Bacon, in other words, was on the side of using the senses in gaining knowledge as well as reason. And he was ahead of some others by championing science as a cooperative enterprise rather than maintaining discoveries as secrets for personal gain. He was to be described as the guiding spirit in the creation of England's Royal Society.
A young Luthern German named Johann Kepler, ten years younger than Bacon, became known for his laws of planetary motion. He disagreed with the Lutheran's Formula of Concord as was excommunicated by the Luthern Church.
Kepler picked up where Copernicus left off. Grayling writes of the two having "begun the truly great modern revolution in human self-understanding by definitively removing the earth from the center of the universe, and arranging the planets correctly — first in their proper order around the sun, then in the elliptical pattern of their orbits." And Kepler proposed that laws about materiality that applied to things on earth applied also to the heavens.
The historian Carlos Eire writes that Kepler
had to move around quite often to escape persecution, especially after the outbreak of the Thirty Years' War, in 1618. He had a great aunt who was burned as a witch, and he had to defend his mother against charges of witchcraft.
The telescope was invented, in Holland in 1608 or '09. A 35 year-old Catholic scientist from Florence named Galilei Galileo constructed one for himself. And his ability to see where others could not would get him into trouble with the Church.
Galileo was at odds also with Europe's Aristotelian professors talking of things sinking or floating according to their will or essential natures and of things falling because they wanted to return home, as if these inanimate contained spirit and will. Aristotle's views, previously considered radical in Europe, had become the conservative point of view. Galileo grasped the idea of force as mechanical. He drew that bodies in motion continued to move except as slowed by some force. His views annoyed theologians, but his ideas interested those wanting to measure the flight of cannon balls.
In Rome in 1611, Galileo tried to produce scriptural confirmation of the view that the earth went around the sun. Pope Paul V classified the earth's movements as a spiritual matter, and Galileo promised to squelch his opinion on the matter. In 1624 he received permission from the new Pope, Urban VIII, to write a description of the rival theories on the matter condition that he do so without favoring the Copernican system and that he write a conclusion that expressed the view of the Church.

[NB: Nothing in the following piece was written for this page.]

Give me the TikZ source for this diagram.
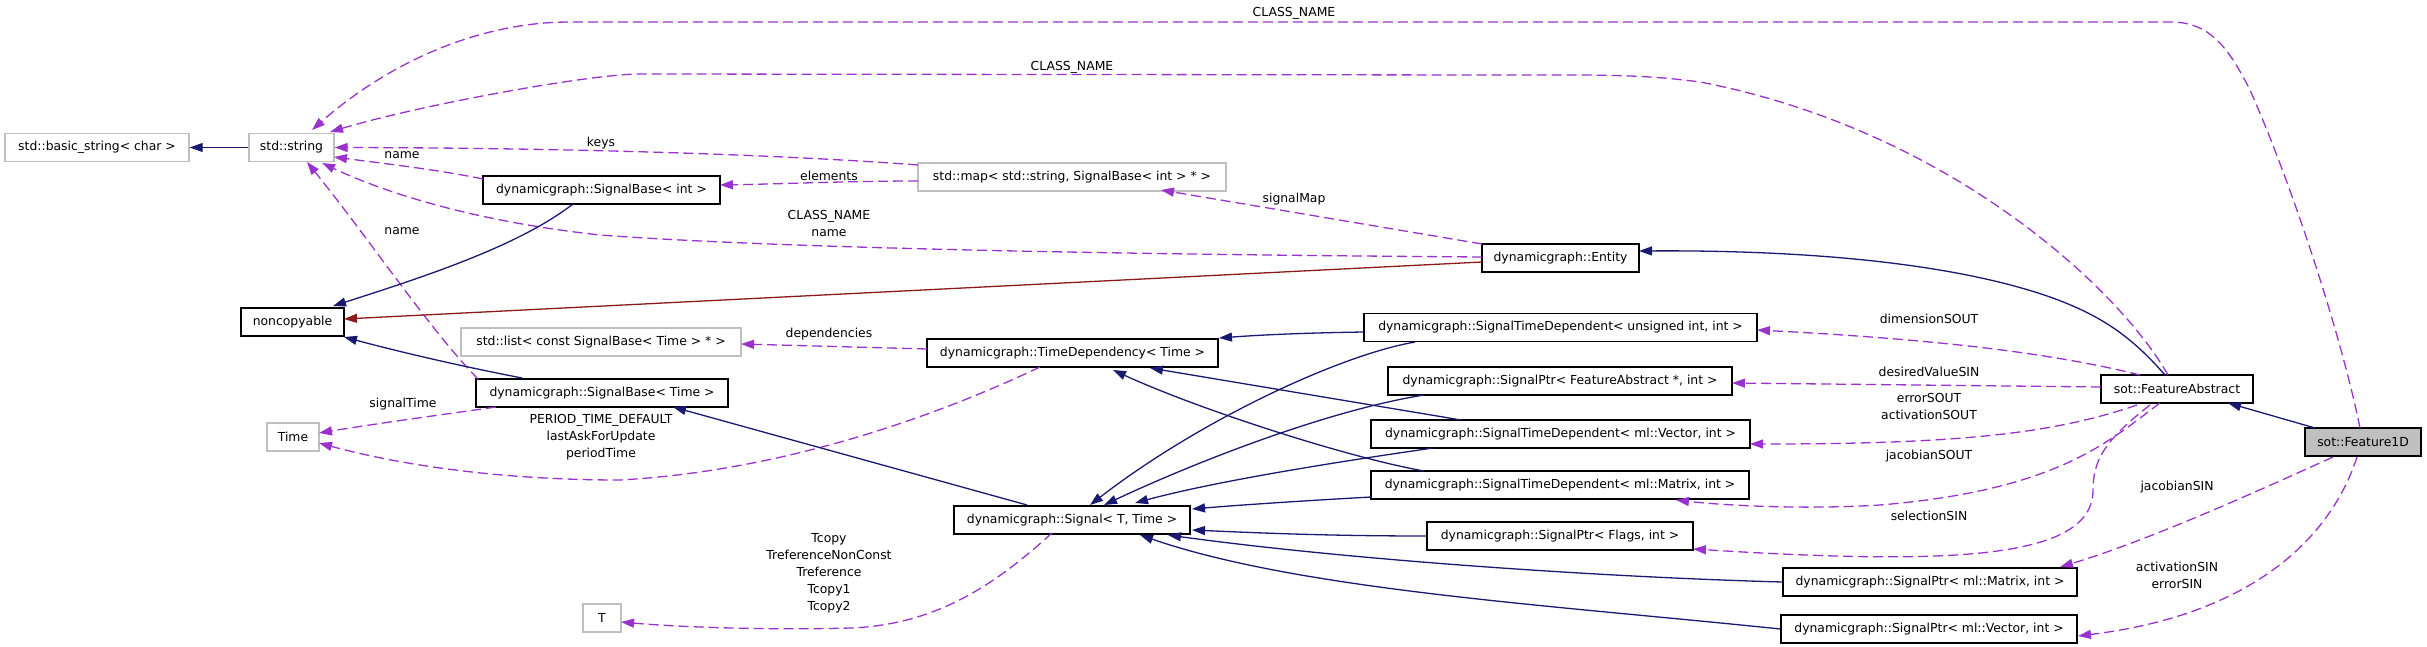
\documentclass[tikz,border=0pt]{standalone}
\usepackage{fontspec}
\setmainfont{DejaVu Sans}
\usetikzlibrary{arrows.meta,calc}
\definecolor{navy}{HTML}{191970}
\definecolor{orchid}{HTML}{9A32CD}
\definecolor{fbrick}{HTML}{8B1A1A}
\definecolor{extgray}{HTML}{BFBFBF}
\newcommand\labfont{\fontsize{12.4}{17}\selectfont}
\tikzset{
  cls/.style={draw=black, line width=1.4pt, minimum height=28pt, inner sep=0pt, font=\labfont, fill=white},
  ext/.style={cls, draw=extgray},
  lbl/.style={inner sep=0pt, font=\labfont, align=center},
  tipstyle/.style={-{Triangle[length=13pt,width=9pt]}},
  inh/.style={draw=navy, line width=1.3pt, tipstyle},
  priv/.style={draw=fbrick, line width=1.3pt, tipstyle},
  use/.style={draw=orchid, line width=1.3pt, dash pattern=on 10pt off 5pt, tipstyle}
}
\begin{document}
\begin{tikzpicture}[x=1pt,y=-1pt]
\useasboundingbox (0,0) rectangle (2427,647);
% nodes
\node[ext, minimum width=184pt] (basic) at (97,147.5) {std::basic\_string< char >};
\node[ext, minimum width=85pt] (string) at (291.5,147.5) {std::string};
\node[cls, minimum width=103pt] (noncopy) at (292.5,322) {noncopyable};
\node[cls, minimum width=237pt] (sbint) at (601.5,190) {dynamicgraph::SignalBase< int >};
\node[ext, minimum width=308pt] (map) at (1072,177) {std::map< std::string, SignalBase< int > * >};
\node[cls, minimum width=157pt] (entity) at (1560.5,258) {dynamicgraph::Entity};
\node[ext, minimum width=280pt] (list) at (601,342) {std::list< const SignalBase< Time > * >};
\node[ext, minimum width=52pt] (time) at (293,437) {Time};
\node[cls, minimum width=252pt] (sbtime) at (602,393) {dynamicgraph::SignalBase< Time >};
\node[cls, minimum width=291pt] (timedep) at (1072.5,353) {dynamicgraph::TimeDependency< Time >};
\node[ext, minimum width=38pt] (T) at (602,618) {T};
\node[cls, minimum width=236pt] (signal) at (1072,520) {dynamicgraph::Signal< T, Time >};
\node[cls, minimum width=393pt] (stdu) at (1560.5,327.5) {dynamicgraph::SignalTimeDependent< unsigned int, int >};
\node[cls, minimum width=344pt] (sptrfa) at (1560,381) {dynamicgraph::SignalPtr< FeatureAbstract *, int >};
\node[cls, minimum width=379pt] (stdv) at (1560.5,434) {dynamicgraph::SignalTimeDependent< ml::Vector, int >};
\node[cls, minimum width=378pt] (stdm) at (1560,485) {dynamicgraph::SignalTimeDependent< ml::Matrix, int >};
\node[cls, minimum width=266pt] (flags) at (1560,536) {dynamicgraph::SignalPtr< Flags, int >};
\node[cls, minimum width=294pt] (sptrm) at (1930,582) {dynamicgraph::SignalPtr< ml::Matrix, int >};
\node[cls, minimum width=296pt] (sptrv) at (1929,629) {dynamicgraph::SignalPtr< ml::Vector, int >};
\node[cls, minimum width=152pt] (featabs) at (2177,389) {sot::FeatureAbstract};
\node[cls, minimum width=116pt, fill=extgray] (feat1d) at (2363,442) {sot::Feature1D};
% edges
\draw[inh] (string.west) -- (basic.east);
\draw[use] ($(feat1d)+(-3,-14)$) .. controls (2340,330) and (2290,180) .. (2250,90) .. controls (2225,40) and (2205,22) .. (2170,22) -- (570,22) .. controls (470,22) and (380,70) .. ($(string)+(20.5,-17.5)$);
\draw[use] ($(featabs)+(-9,-14)$) .. controls (2120,290) and (1950,130) .. (1700,82) .. controls (1640,74) and (1600,75) .. (1500,75) -- (640,74) .. controls (590,74) and (420,105) .. ($(string)+(38.5,-15.5)$);
\draw[use] ($(map)+(-154,-12)$) .. controls (800,156) and (600,148) .. (string.east);
\draw[use] ($(sbint)+(-118.5,-11)$) .. controls (440,170) and (380,163) .. ($(string)+(42.5,9.5)$);
\draw[use] ($(entity)+(-78.5,-1)$) .. controls (1200,255) and (800,250) .. (600,235) .. controls (480,222) and (390,195) .. ($(string)+(30.5,15.5)$);
\draw[use] ($(sbtime)+(-124,-14)$) .. controls (430,330) and (370,240) .. ($(string)+(15.5,14.5)$);
\draw[inh] ($(sbint)+(-28.5,14)$) .. controls (520,245) and (430,275) .. ($(noncopy)+(40.5,-16)$);
\draw[priv] ($(entity)+(-78.5,4)$) -- ($(noncopy)+(51.5,-3)$);
\draw[inh] ($(sbtime)+(-80,-15)$) .. controls (460,366) and (400,352) .. ($(noncopy)+(51.5,15)$);
\draw[use] ($(map)+(-154,4)$) .. controls (850,181) and (780,184) .. ($(sbint)+(118.5,-5)$);
\draw[use] ($(entity)+(-78.5,-14)$) -- ($(map)+(89,13)$);
\draw[inh] ($(featabs)+(-12,-14)$) .. controls (2130,335) and (2100,315) .. (2050,297) .. controls (1950,262) and (1800,250) .. ($(entity)+(78.5,-7)$);
\draw[use] ($(sbtime)+(-106,14)$) .. controls (440,415) and (380,423) .. ($(time)+(26,-4)$);
\draw[use] ($(timedep)+(-32.5,14)$) .. controls (960,405) and (800,470) .. (620,480) .. controls (500,480) and (400,465) .. ($(time)+(26,6)$);
\draw[use] ($(timedep)+(-145.5,-4)$) -- ($(list)+(140,2)$);
\draw[inh] ($(stdu)+(-196.5,4.5)$) .. controls (1300,333) and (1260,335) .. ($(timedep)+(146.5,-15)$);
\draw[inh] ($(stdv)+(-99.5,-14)$) -- ($(timedep)+(77.5,15)$);
\draw[inh] ($(stdm)+(-136,-14)$) .. controls (1350,458) and (1200,410) .. ($(timedep)+(40.5,17)$);
\draw[inh] ($(signal)+(-45,-15)$) -- ($(sbtime)+(71,14)$);
\draw[inh] ($(stdu)+(-145.5,14.5)$) .. controls (1340,355) and (1200,420) .. ($(signal)+(18,-15)$);
\draw[inh] ($(sptrfa)+(-136,14)$) .. controls (1330,410) and (1200,460) .. ($(signal)+(32,-15)$);
\draw[inh] ($(stdv)+(-127.5,14)$) .. controls (1350,460) and (1220,480) .. ($(signal)+(63,-17)$);
\draw[inh] ($(stdm)+(-189,12)$) .. controls (1300,501) and (1240,505) .. ($(signal)+(120,-11)$);
\draw[inh] (flags.west) .. controls (1330,536) and (1260,533) .. ($(signal)+(120,10)$);
\draw[inh] (sptrm.west) .. controls (1600,577) and (1350,560) .. ($(signal)+(96,15)$);
\draw[inh] (sptrv.west) .. controls (1550,605) and (1300,590) .. ($(signal)+(68,15)$);
\draw[use] ($(signal)+(-20,13)$) .. controls (1000,580) and (940,625) .. (850,628) .. controls (780,630) and (690,628) .. ($(T)+(19,4)$);
\draw[inh] ($(feat1d)+(-48,-14)$) -- ($(featabs)+(51,14)$);
\draw[use] ($(featabs)+(-37,-14)$) .. controls (2060,355) and (1950,340) .. ($(stdu)+(196.5,2.5)$);
\draw[use] ($(featabs)+(-76,-2)$) -- ($(sptrfa)+(172,2)$);
\draw[use] ($(featabs)+(-40,16)$) .. controls (2050,435) and (1950,444) .. ($(stdv)+(189.5,10)$);
\draw[use] ($(featabs)+(-17,14)$) .. controls (2110,440) and (2060,490) .. (1880,505) .. controls (1800,510) and (1720,505) .. ($(stdm)+(116,15)$);
\draw[use] ($(featabs)+(-27,16)$) .. controls (2105,440) and (2093,460) .. (2093,490) .. controls (2093,560) and (1950,565) .. ($(flags)+(133,13)$);
\draw[use] ($(feat1d)+(-30,15)$) .. controls (2260,490) and (2150,540) .. ($(sptrm)+(130,-15)$);
\draw[use] ($(feat1d)+(-6,15)$) .. controls (2330,540) and (2250,615) .. ($(sptrv)+(149,7)$);
% labels
\node[lbl] (lcn1) at (1294,13) {CLASS\_NAME};
\node[lbl] (lcn2) at (1072,67) {CLASS\_NAME};
\node[lbl] (lkeys) at (601,143) {keys};
\node[lbl] (lname1) at (402,155) {name};
\node[lbl] (lelem) at (829,176) {elements};
\node[lbl] (lsmap) at (1294,199) {signalMap};
\node[lbl] (lcnname) at (829,223) {CLASS\_NAME\\name};
\node[lbl] (lname2) at (402,231) {name};
\node[lbl] (ldep) at (829,334) {dependencies};
\node[lbl] (lstime) at (403,404) {signalTime};
\node[lbl] (lperiod) at (601,437) {PERIOD\_TIME\_DEFAULT\\lastAskForUpdate\\periodTime};
\node[lbl] (ltcopy) at (829,573) {Tcopy\\TreferenceNonConst\\Treference\\Tcopy1\\Tcopy2};
\node[lbl] (ldim) at (1929,319) {dimensionSOUT};
\node[lbl] (ldes) at (1929,372) {desiredValueSIN};
\node[lbl] (lerr) at (1929,406.5) {errorSOUT\\activationSOUT};
\node[lbl] (ljs) at (1929,456) {jacobianSOUT};
\node[lbl] (lsel) at (1929,516) {selectionSIN};
\node[lbl] (ljin) at (2177,487) {jacobianSIN};
\node[lbl] (lact) at (2177,575) {activationSIN\\errorSIN};
\end{tikzpicture}
\end{document}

Galileo finished his work which was published in 1632 and applauded by some but disliked by Jesuits. Friends of Galileo criticized him for being in love with his own genius and for showing little respect for others by pursuing ideas not commonly accepted nor approved by their Church. The Church prohibited further sales of the book and ordered Galileo to appear before the Inquisition in Rome. In 1633, Galileo appeared before ten judges, at the same spot where Bruno had heard his sentence of death. The agreement Galileo had received from Urban VIII nine years before was described as having been received under false pretenses, that the permission had been an extortion. Galileo accusers were to be described as refusing to look through his telescope because what they were invited to look at could not exist because scripture said so.
Galileo recanted his beliefs that the earth moved around the sun. His sentence of imprisonment was changed to banishment. He was ordered to recite once a week for three years the seven Penitential Psalms, and he remained confined to his estate just outside Florence, where he lived until his death in 1642.
Meanwhile, Europe was tearing itself apart in a war — the Thirty Years' War — which had its origins in an attempt to turn back the clock in favor of Catholic Church dominance.